===== Source excerpt
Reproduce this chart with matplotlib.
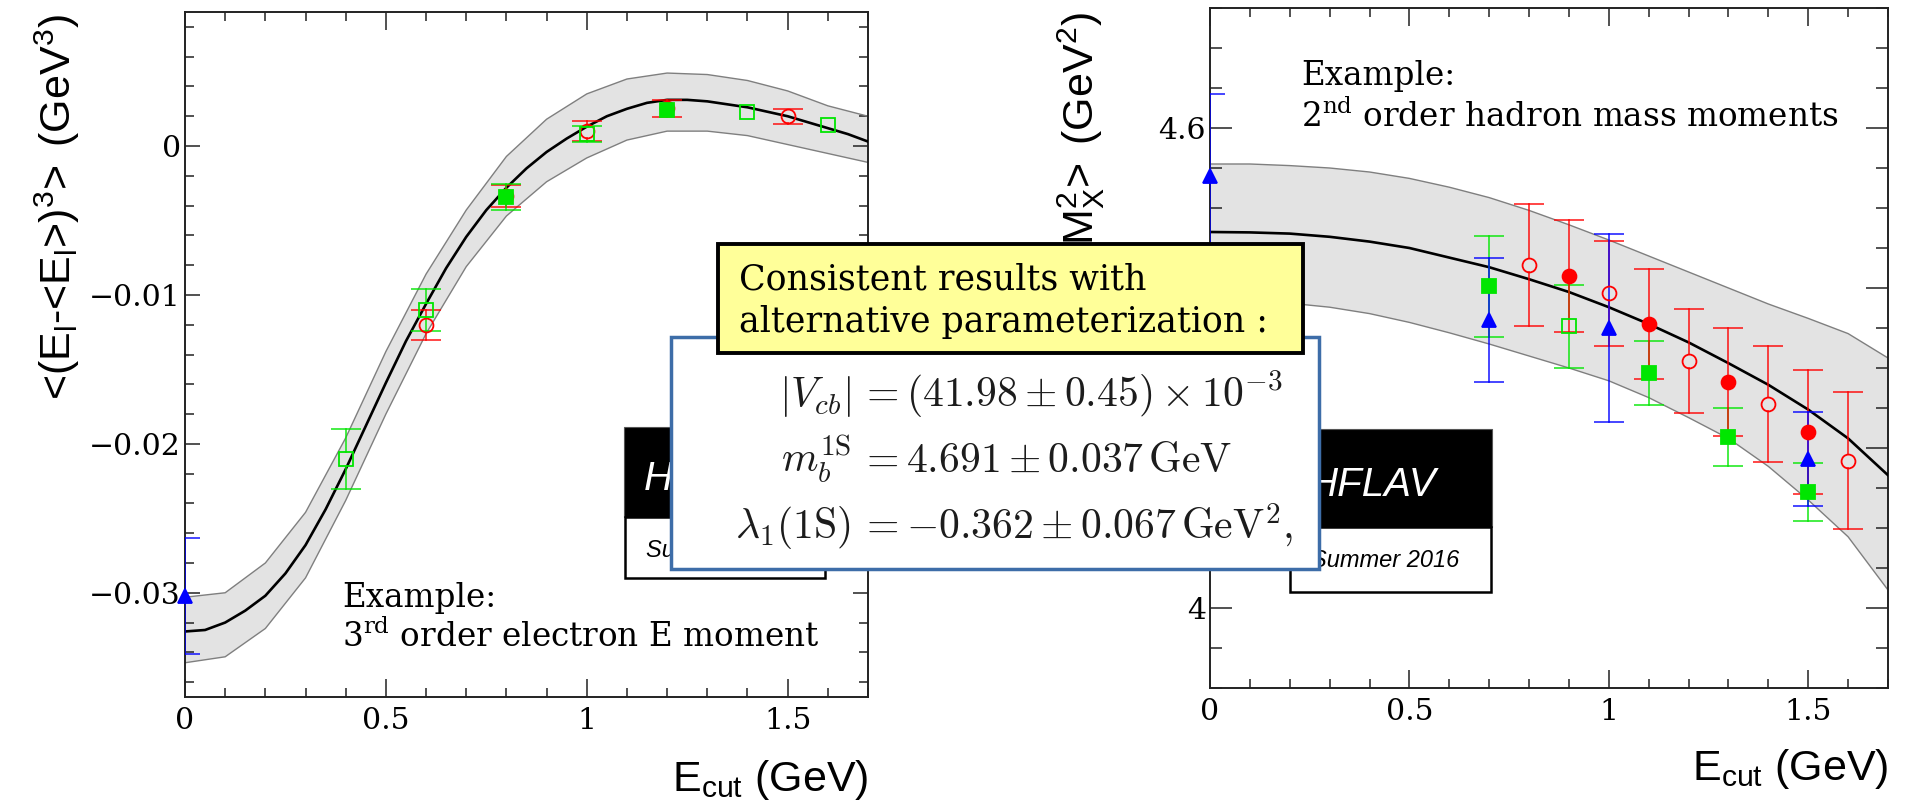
import numpy as np
import matplotlib
matplotlib.use("Agg")
import matplotlib.pyplot as plt
from matplotlib.patches import Rectangle
from matplotlib.ticker import MultipleLocator

plt.rcParams["mathtext.fontset"] = "custom"
plt.rcParams["mathtext.rm"] = "Liberation Sans"
plt.rcParams["mathtext.it"] = "Liberation Sans:italic"
plt.rcParams["mathtext.bf"] = "Liberation Sans:bold"
plt.rcParams["mathtext.sf"] = "Liberation Sans"

SERIF = "DejaVu Serif"
SANS = "Liberation Sans"

# ---- 3rd order electron energy moment vs E_cut ----
e3_fit_x = [0.00, 0.05, 0.10, 0.15, 0.20, 0.25, 0.30, 0.35, 0.40, 0.45, 0.50, 0.55,
            0.60, 0.65, 0.70, 0.75, 0.80, 0.85, 0.90, 0.95, 1.00, 1.05, 1.10, 1.15,
            1.20, 1.25, 1.30, 1.35, 1.40, 1.45, 1.50, 1.55, 1.60, 1.65, 1.70]
e3_fit_y = [-0.0326, -0.0325, -0.0320, -0.0312, -0.0302, -0.0287, -0.0268, -0.0244,
            -0.0217, -0.0188, -0.0159, -0.0131, -0.0106, -0.0082, -0.0061, -0.0043,
            -0.0028, -0.0015, -0.0004, 0.0005, 0.0013, 0.0020, 0.0025, 0.0029,
            0.0031, 0.0031, 0.0030, 0.0028, 0.0026, 0.0023, 0.0020, 0.0016,
            0.0012, 0.0008, 0.0003]
e3_band_x = [0.0, 0.1, 0.2, 0.3, 0.4, 0.5, 0.6, 0.7, 0.8, 0.9,
             1.0, 1.1, 1.2, 1.3, 1.4, 1.5, 1.6, 1.7]
e3_band_hi = [-0.0303, -0.0300, -0.0280, -0.0246, -0.0196, -0.0138, -0.0086, -0.0043,
              -0.0007, 0.0018, 0.0035, 0.0045, 0.0049, 0.0048, 0.0044, 0.0037,
              0.0027, 0.0020]
e3_band_lo = [-0.0347, -0.0343, -0.0324, -0.0290, -0.0238, -0.0180, -0.0126, -0.0081,
              -0.0047, -0.0024, -0.0008, 0.0004, 0.0010, 0.0010, 0.0007, 0.0001,
              -0.0005, -0.0011]

e3_blue_x = [0.0]
e3_blue_y = [-0.0302]
e3_blue_err = [0.0039]
e3_green_open_x = [0.4, 0.6, 1.0, 1.4, 1.6]
e3_green_open_y = [-0.0210, -0.0110, 0.0008, 0.0023, 0.0014]
e3_green_open_err = [0.0020, 0.00143, 0.00053, 0.0002, 0.0002]
e3_green_full_x = [0.8, 1.2]
e3_green_full_y = [-0.00345, 0.0024]
e3_green_full_err = [0.00087, 0.0003]
e3_red_open_x = [0.6, 1.0, 1.5]
e3_red_open_y = [-0.0120, 0.0010, 0.0020]
e3_red_open_err = [0.0010, 0.00066, 0.0005]
e3_red_full_x = [0.8, 1.2]
e3_red_full_y = [-0.00336, 0.00253]
e3_red_full_err = [0.00074, 0.00056]

# ---- 2nd order hadron mass moment vs E_cut ----
mx2_fit_x = [0.0, 0.1, 0.2, 0.3, 0.4, 0.5, 0.6, 0.7, 0.8, 0.9,
             1.0, 1.1, 1.2, 1.3, 1.4, 1.5, 1.6, 1.7]
mx2_fit_y = [4.470, 4.4695, 4.468, 4.464, 4.458, 4.450, 4.438, 4.426, 4.411, 4.395,
             4.376, 4.355, 4.332, 4.306, 4.279, 4.248, 4.212, 4.166]
mx2_band_hi = [4.555, 4.555, 4.553, 4.550, 4.545, 4.537, 4.526, 4.513, 4.497, 4.479,
               4.460, 4.440, 4.420, 4.400, 4.380, 4.362, 4.343, 4.3125]
mx2_band_lo = [4.383, 4.383, 4.381, 4.376, 4.368, 4.357, 4.344, 4.330, 4.315, 4.300,
               4.284, 4.263, 4.238, 4.212, 4.177, 4.135, 4.089, 4.0225]

mx2_blue_x = [0.0, 0.7, 1.0, 1.5]
mx2_blue_y = [4.540, 4.360, 4.350, 4.186]
mx2_blue_err = [0.102, 0.078, 0.118, 0.059]
mx2_green_full_x = [0.7, 1.1, 1.3, 1.5]
mx2_green_full_y = [4.402, 4.294, 4.214, 4.145]
mx2_green_full_err = [0.063, 0.040, 0.036, 0.036]
mx2_green_open_x = [0.9]
mx2_green_open_y = [4.352]
mx2_green_open_err = [0.052]
mx2_red_full_x = [0.9, 1.1, 1.3, 1.5]
mx2_red_full_y = [4.415, 4.355, 4.282, 4.220]
mx2_red_full_err = [0.070, 0.069, 0.0675, 0.077]
mx2_red_open_x = [0.8, 1.0, 1.2, 1.4, 1.6]
mx2_red_open_y = [4.4285, 4.3935, 4.309, 4.255, 4.184]
mx2_red_open_err = [0.0765, 0.0655, 0.065, 0.072, 0.0855]

# alternative (1S) fit results
vcb = (41.98, 0.45)
mb_1s = (4.691, 0.037)
lambda1_1s = (-0.362, 0.067)

x_ticks = [0.0, 0.5, 1.0, 1.5]
x_tick_labels = ["0", "0.5", "1", "1.5"]
e3_yticks = [-0.03, -0.02, -0.01, 0.0]
e3_ytick_labels = ["\u22120.03", "\u22120.02", "\u22120.01", "0"]
mx2_yticks = [4.0, 4.2, 4.4, 4.6]
mx2_ytick_labels = ["4", "4.2", "4.4", "4.6"]

RED, GREEN, BLUE = "#ff0000", "#00e600", "#0000ff"

W, H = 1907, 810
fig = plt.figure(figsize=(W / 100, H / 100), dpi=100)


def px_axes(x0, y0, x1, y1, **kw):
    return fig.add_axes([x0 / W, 1 - y1 / H, (x1 - x0) / W, (y1 - y0) / H], **kw)


def draw_fit(ax, fx, fy, bx, lo, hi):
    ax.fill_between(bx, lo, hi, facecolor="#e3e3e3", edgecolor="none", zorder=1)
    ax.plot(bx, lo, color="#7f7f7f", lw=1.0, zorder=2)
    ax.plot(bx, hi, color="#7f7f7f", lw=1.0, zorder=2)
    ax.plot(fx, fy, color="black", lw=1.9, zorder=3)


def draw_errors(ax, x, y, err, color, ms=10, cap=21):
    # stems stop at the marker edge, like ROOT does
    y0, y1 = ax.get_ylim()
    gap = (ms / 2) * (100 / 72) * (y1 - y0) / (ax.bbox.height)
    for xi, yi, ei in zip(x, y, err):
        if ei <= gap:
            continue
        ax.plot([xi, xi], [yi + gap, yi + ei], color=color, lw=1.2, alpha=0.85, zorder=4)
        ax.plot([xi, xi], [yi - gap, yi - ei], color=color, lw=1.2, alpha=0.85, zorder=4)
        ax.plot([xi, xi], [yi - ei, yi + ei], ls="none", marker="_", ms=cap,
                mew=1.2, color=color, alpha=0.85, zorder=4)


def draw_markers(ax, x, y, color, marker, filled, ms=10):
    ax.plot(x, y, ls="none", marker=marker, ms=ms, mec=color,
            mfc=color if filled else "none", mew=1.3, zorder=5, clip_on=False)


def style_axes(ax, ylim, yticks, ylabels, yminor, ylen):
    ax.set_xlim(0, 1.7)
    ax.set_ylim(*ylim)
    ax.set_xticks(x_ticks, x_tick_labels, fontfamily=SERIF, fontsize=21.5)
    ax.set_yticks(yticks, ylabels, fontfamily=SERIF, fontsize=21.5)
    ax.xaxis.set_minor_locator(MultipleLocator(0.1))
    ax.yaxis.set_minor_locator(MultipleLocator(yminor))
    ax.tick_params(which="both", direction="in", top=True, right=True,
                   width=1.1, color="#222222", labelcolor="black")
    ax.tick_params(axis="x", which="major", length=13, pad=7)
    ax.tick_params(axis="x", which="minor", length=6.5)
    ax.tick_params(axis="y", which="major", length=ylen[0], pad=3)
    ax.tick_params(axis="y", which="minor", length=ylen[1])
    for s in ax.spines.values():
        s.set_linewidth(1.4)
        s.set_color("#222222")


# ---------------- left panel ----------------
axl = px_axes(185, 12, 868, 697)
style_axes(axl, (-0.037, 0.009), e3_yticks, e3_ytick_labels, 0.002, (11, 6.5))
draw_fit(axl, e3_fit_x, e3_fit_y, e3_band_x, e3_band_lo, e3_band_hi)
draw_errors(axl, e3_red_full_x, e3_red_full_y, e3_red_full_err, RED)
draw_errors(axl, e3_red_open_x, e3_red_open_y, e3_red_open_err, RED)
draw_errors(axl, e3_green_open_x, e3_green_open_y, e3_green_open_err, GREEN)
draw_errors(axl, e3_green_full_x, e3_green_full_y, e3_green_full_err, GREEN)
draw_errors(axl, e3_blue_x, e3_blue_y, e3_blue_err, BLUE)
draw_markers(axl, e3_red_full_x, e3_red_full_y, RED, "o", True)
draw_markers(axl, e3_red_open_x, e3_red_open_y, RED, "o", False)
draw_markers(axl, e3_green_open_x, e3_green_open_y, GREEN, "s", False)
draw_markers(axl, e3_green_full_x, e3_green_full_y, GREEN, "s", True)
draw_markers(axl, e3_blue_x, e3_blue_y, BLUE, "^", True, ms=9.5)

axl.set_ylabel(r"$\text{<(E}_{\text{l}}\text{-<E}_{\text{l}}\text{>)}^{\text{3}}"
               r"\text{>}\ \,\text{(GeV}^{\text{3}}\text{)}$", loc="top", fontsize=31)
axl.yaxis.set_label_coords(-0.151, 0.997)
axl.set_xlabel(r"$\text{E}_{\text{cut}}\ \text{(GeV)}$", loc="right", fontsize=31)
axl.xaxis.set_label_coords(1.0, -0.089)

# ---------------- right panel ----------------
axr = px_axes(1210, 8, 1888, 688)
style_axes(axr, (3.9, 4.75), mx2_yticks, mx2_ytick_labels, 0.05, (16, 8.6))
draw_fit(axr, mx2_fit_x, mx2_fit_y, mx2_fit_x, mx2_band_lo, mx2_band_hi)
draw_errors(axr, mx2_green_full_x, mx2_green_full_y, mx2_green_full_err, GREEN)
draw_errors(axr, mx2_green_open_x, mx2_green_open_y, mx2_green_open_err, GREEN)
draw_errors(axr, mx2_red_full_x, mx2_red_full_y, mx2_red_full_err, RED)
draw_errors(axr, mx2_red_open_x, mx2_red_open_y, mx2_red_open_err, RED)
draw_errors(axr, mx2_blue_x, mx2_blue_y, mx2_blue_err, BLUE)
draw_markers(axr, mx2_green_full_x, mx2_green_full_y, GREEN, "s", True)
draw_markers(axr, mx2_green_open_x, mx2_green_open_y, GREEN, "s", False)
draw_markers(axr, mx2_red_full_x, mx2_red_full_y, RED, "o", True)
draw_markers(axr, mx2_red_open_x, mx2_red_open_y, RED, "o", False)
draw_markers(axr, mx2_blue_x, mx2_blue_y, BLUE, "^", True, ms=9.5)

axr.set_ylabel(r"$\text{<M}_{\text{X}}^{\text{2}}\text{>}\ \,\text{(GeV}^{\text{2}}\text{)}$",
               loc="top", fontsize=31)
axr.yaxis.set_label_coords(-0.152, 0.994)
axr.set_xlabel(r"$\text{E}_{\text{cut}}\ \text{(GeV)}$", loc="right", fontsize=31)
axr.xaxis.set_label_coords(1.0, -0.087)

# ---------------- overlay in pixel coordinates ----------------
ov = fig.add_axes([0, 0, 1, 1], zorder=10)
ov.set_xlim(0, W)
ov.set_ylim(H, 0)
ov.axis("off")
ov.patch.set_alpha(0)

ov.text(342, 607, "Example:", family=SERIF, fontsize=23.5, va="baseline")
ov.text(342, 647, r"3$^{\mathrm{rd}}$ order electron E moment", family=SERIF,
        fontsize=23.5, va="baseline", math_fontfamily="dejavuserif")
ov.text(1301, 85, "Example:", family=SERIF, fontsize=23.5, va="baseline")
ov.text(1301, 127, r"2$^{\mathrm{nd}}$ order hadron mass moments", family=SERIF,
        fontsize=23.5, va="baseline", math_fontfamily="dejavuserif")


def hflav_logo(x0, y0, w, h_black, h_white, base_top, base_bot):
    ov.add_patch(Rectangle((x0, y0), w, h_black, fc="black", ec="#555555", lw=0.8, zorder=2))
    ov.add_patch(Rectangle((x0 + 1, y0 + h_black), w - 2, h_white, fc="white",
                           ec="black", lw=1.8, zorder=2))
    ov.text(x0 + 20, base_top, "HFLAV", color="white", family=SANS, style="italic",
            fontsize=29, va="baseline", zorder=3)
    ov.text(x0 + 22, base_bot, "Summer 2016", color="black", family=SANS, style="italic",
            fontsize=17, va="baseline", zorder=3)


hflav_logo(624, 427, 202, 90, 61, 490, 557)
hflav_logo(1289, 429, 203, 98, 65, 496, 567)

# result box and highlighted caption
ov.add_patch(Rectangle((671, 337), 648, 232, fc="white", ec="#3d6da8", lw=2.5, zorder=4))
ov.add_patch(Rectangle((718, 244), 585, 109, fc="#ffff99", ec="black", lw=2.8, zorder=6))
ov.text(739, 290, "Consistent results with", family=SERIF, fontsize=25, va="baseline", zorder=7)
ov.text(739, 332, "alternative parameterization :", family=SERIF, fontsize=25,
        va="baseline", zorder=7)

eq_lhs = [r"$|V_{cb}|$", r"$m_b^{1\mathrm{S}}$", r"$\lambda_1(1\mathrm{S})$"]
eq_rhs = [r"$= (%.2f \pm %.2f) \times 10^{-3}$" % vcb,
          r"$= %.3f \pm %.3f\,\mathrm{GeV}$" % mb_1s,
          r"$= -%.3f \pm %.3f\,\mathrm{GeV}^2,$" % (abs(lambda1_1s[0]), lambda1_1s[1])]
eq_base = [407, 472, 538]
for lhs, rhs, yb in zip(eq_lhs, eq_rhs, eq_base):
    ov.text(851, yb, lhs, math_fontfamily="cm", fontsize=30, ha="right", va="baseline",
            color="#1c1c1c", zorder=5)
    ov.text(859, yb, rhs, math_fontfamily="cm", fontsize=30, ha="left", va="baseline",
            color="#1c1c1c", zorder=5)

fig.savefig("out.png", dpi=100)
==========
Short problem: Transcribe exactly, with no pictures, the lines running from the first line of the material through the line holding "from matplotlib.ticker import MultipleLocator".

Written response:
Reproduce this chart with matplotlib.
import numpy as np
import matplotlib
matplotlib.use("Agg")
import matplotlib.pyplot as plt
from matplotlib.patches import Rectangle
from matplotlib.ticker import MultipleLocator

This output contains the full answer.